Monday, May 05, 2008

Dome Glacier

Perhaps the last outing of the season? We'll see. We've been skiing for seven months now. There wasn't much snow in the Asulkan parking lot on Saturday morning. There still is lots of snow of course. But it's getting to that stage where you wonder if the 200 meters of good skiing you find at the end of five hours of slogging is really worth the effort. Still, as always, it's just good to be out.

Our destination for the day was the Dome Glacier. It's on the opposite side of the Asulkan Valley from that pitch on Young's Peak that we skied last weekend. It also faces mostly north so we hoped there would still be some dry snow once we got high enough. The Dome Glacier is on the sky line straight above Brenda here.

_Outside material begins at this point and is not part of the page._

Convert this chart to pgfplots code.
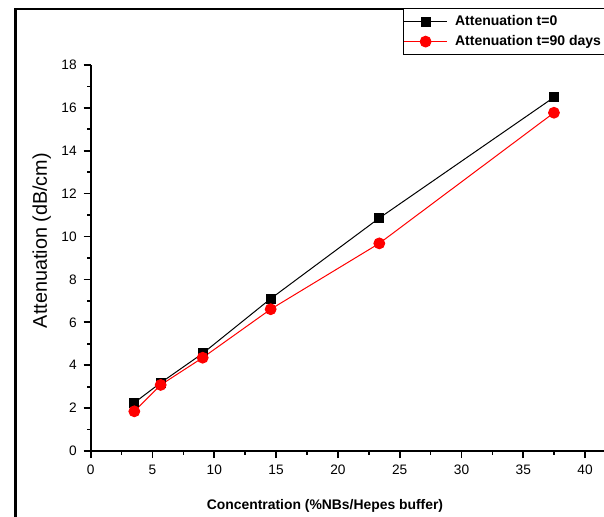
\documentclass[border=0pt]{standalone}
\usepackage{fontspec}
\setmainfont{Liberation Sans}
\usepackage{pgfplots}
\pgfplotsset{compat=1.18}
\begin{document}
\begin{tikzpicture}
\path[use as bounding box] (-45.35pt,-32.5pt) rectangle (256.65pt,225.5pt);
\clip (-45.35pt,-32.5pt) rectangle (256.65pt,225.5pt);
\draw[line width=1.3pt] (-37.6pt,221pt) rectangle (275pt,-45pt);
\begin{axis}[
  at={(0,0)}, anchor=south west,
  scale only axis,
  x=6.18pt, y=10.725pt,
  xmin=0, xmax=42, ymin=0, ymax=18,
  axis lines=left,
  axis line style={-, line width=0.85pt},
  tick style={line width=0.85pt, black},
  tick align=outside,
  major tick length=3.5pt,
  minor tick length=1.75pt,
  xtick={0,5,...,40},
  ytick={0,2,...,18},
  minor x tick num=1,
  minor y tick num=1,
  /pgf/number format/assume math mode=true,
  tick label style={font=\fontsize{6.85}{8}\selectfont},
  xlabel={\textbf{Concentration (\%NBs/Hepes buffer)}},
  ylabel={Attenuation (dB/cm)},
  xlabel style={at={(axis description cs:0.4513,-0.1424)}, anchor=center, font=\fontsize{6.95}{8}\selectfont},
  ylabel style={at={(axis description cs:-0.0944,0.545)}, anchor=center, font=\fontsize{9.9}{11}\selectfont},
  legend cell align=left,
  legend image code/.code={\draw[mark repeat=2,mark phase=2,#1] plot coordinates {(0pt,0pt) (10.8pt,0pt) (21.65pt,0pt)};},
  legend style={at={(axis description cs:0.6016,1.1474)}, anchor=north west,
    draw=black, line width=0.5pt, inner xsep=0pt, inner ysep=2pt,
    column sep=1.8pt, row sep=0.9pt,
    font=\fontsize{7.0}{8}\selectfont\bfseries,
    nodes={inner xsep=1.85pt, inner ysep=1.2pt, text height=5.2pt, text depth=1.5pt}},
]
\addplot[black, line width=0.5pt, mark=square*, mark size=2.25pt, mark options={solid, fill=black}]
  coordinates {(3.53,2.25) (5.66,3.18) (9.06,4.55) (14.56,7.10) (23.35,10.86) (37.48,16.49)};
\addlegendentry{Attenuation t=0}
\addplot[red, line width=0.5pt, mark=*, mark size=2.7pt, mark options={solid, fill=red}]
  coordinates {(3.53,1.85) (5.66,3.08) (9.06,4.35) (14.56,6.61) (23.35,9.68) (37.48,15.77)};
\addlegendentry{Attenuation t=90 days}
\end{axis}
\end{tikzpicture}
\end{document}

Fred suggested a short cut. We followed like lambs to the slaughter. 752 million groin-busting kick turns later we broke out of the trees and onto the open slopes beneath the dome.

We came across a small tree in the middle of nowhere that had been adorned with prayer flags. It was really strange. Strange that the prayer flags were there in the first place of course but also that of all the possible routes which we could have taken in this vast expanse of snow and trees we happened upon this one little tree that someone else had already chosen to adorn with prayer flags. It was nice.

A rare photo of me! Free-pivot tele bindings rule. Mount Castor in the background.

We topped out on a feature called The Cleaver which is a rocky rib that separates the remnants of the Asulkan Glacier from the Dome Glacier. It was tempting to scope out the Dome-Rampart col for a future trip but the motivation wasn't quite there for another 20 minutes of climbing. It was hot.

The skins came off and down we went. The snow was really nice for about 300 meters. Just on the edge of soft. Then all of a sudden it transitioned into sloppy wet goo and wham! The faceplants were thick and furious. I captured Steve on video hitting the deck as though he'd been shot.

The farther down we descended the nastier the snow became. Where it was steep we could deliberately set off small sluffs that slowly oozed downhill. Occasionally one would gather enough momentum to develop into a full blown wet snow avalanche. We'd hear it crash down noisily down into the valley a few minutes later.

At the end of the day we were visited by a curious pine marten. He was darn cute. I'd only ever seen martens before in huts where they are much less cute and much more noisy. This fella entertained us for a few minutes by climbing around in a tree and peering at us from only a few meters away. He then nonchalantly bounded away.

If this was indeed the end of the season then it was a nice way to end it.